start

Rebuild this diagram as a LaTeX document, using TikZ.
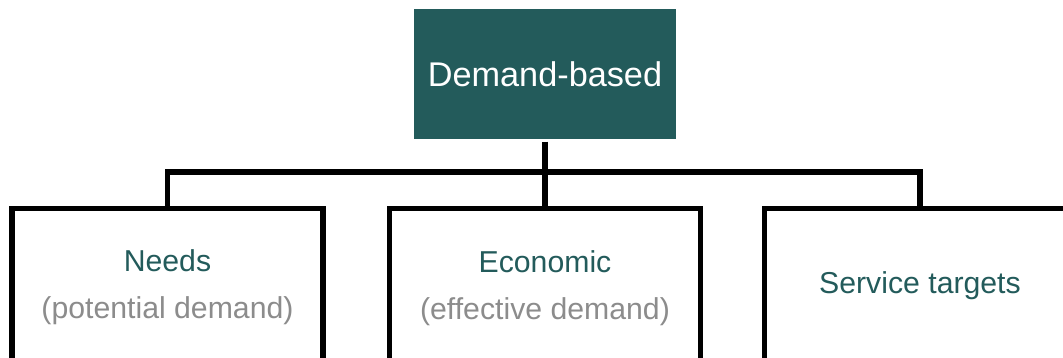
\documentclass[tikz,border=0pt]{standalone}
\usepackage{fontspec}
\setmainfont{Liberation Sans}
\usetikzlibrary{positioning}

\definecolor{deepteal}{RGB}{35,91,91}
\definecolor{softgray}{RGB}{140,140,140}

\begin{document}
\begin{tikzpicture}[
    line width=3.1pt,
    root/.style={rectangle, fill=deepteal, minimum width=5.24cm, minimum height=2.6cm, text=white, font=\fontsize{19.5}{23}\selectfont},
    branch/.style={rectangle, draw, fill=white, minimum width=6.22cm, minimum height=4cm, anchor=north},
    head/.style={text=deepteal, font=\fontsize{17.2}{20}\selectfont},
    note/.style={text=softgray, font=\fontsize{17.2}{20}\selectfont}
]
    \useasboundingbox (0, 0) rectangle (21.26, 7.16);

    % Top category
    \node[root] (demand) at (10.9, 5.68) {Demand-based};

    % Branch boxes (run off the bottom edge)
    \node[branch] (needs) at (3.35, 3.04) {};
    \node[branch] (econ) at (10.9, 3.04) {};
    \node[branch] (service) at (18.4, 3.04) {};

    % Labels inside the boxes
    \node[head, below=1.09cm of needs.north, anchor=center] (needsT) {Needs};
    \node[note, below=2.1cm of needs.north, anchor=center] (needsN) {(potential demand)};
    \node[head, below=1.12cm of econ.north, anchor=center] (econT) {Economic};
    \node[note, below=2.12cm of econ.north, anchor=center] (econN) {(effective demand)};
    \node[head, below=1.6cm of service.north, anchor=center] (serviceT) {Service targets};

    % Connectors
    \coordinate (bar) at (10.9, 3.72);
    \draw (demand.south) -- (bar);
    \draw (bar) -| (needs.north);
    \draw (bar) -| (service.north);
    \draw (bar) -- (econ.north);
\end{tikzpicture}
\end{document}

end

--- GIVEN TASK ---
Set the data above down again exactly as given, with no pictures.

--- FULL OUTPUT ---
Rebuild this diagram as a LaTeX document, using TikZ.
\documentclass[tikz,border=0pt]{standalone}
\usepackage{fontspec}
\setmainfont{Liberation Sans}
\usetikzlibrary{positioning}

\definecolor{deepteal}{RGB}{35,91,91}
\definecolor{softgray}{RGB}{140,140,140}

\begin{document}
\begin{tikzpicture}[
    line width=3.1pt,
    root/.style={rectangle, fill=deepteal, minimum width=5.24cm, minimum height=2.6cm, text=white, font=\fontsize{19.5}{23}\selectfont},
    branch/.style={rectangle, draw, fill=white, minimum width=6.22cm, minimum height=4cm, anchor=north},
    head/.style={text=deepteal, font=\fontsize{17.2}{20}\selectfont},
    note/.style={text=softgray, font=\fontsize{17.2}{20}\selectfont}
]
    \useasboundingbox (0, 0) rectangle (21.26, 7.16);

    % Top category
    \node[root] (demand) at (10.9, 5.68) {Demand-based};

    % Branch boxes (run off the bottom edge)
    \node[branch] (needs) at (3.35, 3.04) {};
    \node[branch] (econ) at (10.9, 3.04) {};
    \node[branch] (service) at (18.4, 3.04) {};

    % Labels inside the boxes
    \node[head, below=1.09cm of needs.north, anchor=center] (needsT) {Needs};
    \node[note, below=2.1cm of needs.north, anchor=center] (needsN) {(potential demand)};
    \node[head, below=1.12cm of econ.north, anchor=center] (econT) {Economic};
    \node[note, below=2.12cm of econ.north, anchor=center] (econN) {(effective demand)};
    \node[head, below=1.6cm of service.north, anchor=center] (serviceT) {Service targets};

    % Connectors
    \coordinate (bar) at (10.9, 3.72);
    \draw (demand.south) -- (bar);
    \draw (bar) -| (needs.north);
    \draw (bar) -| (service.north);
    \draw (bar) -- (econ.north);
\end{tikzpicture}
\end{document}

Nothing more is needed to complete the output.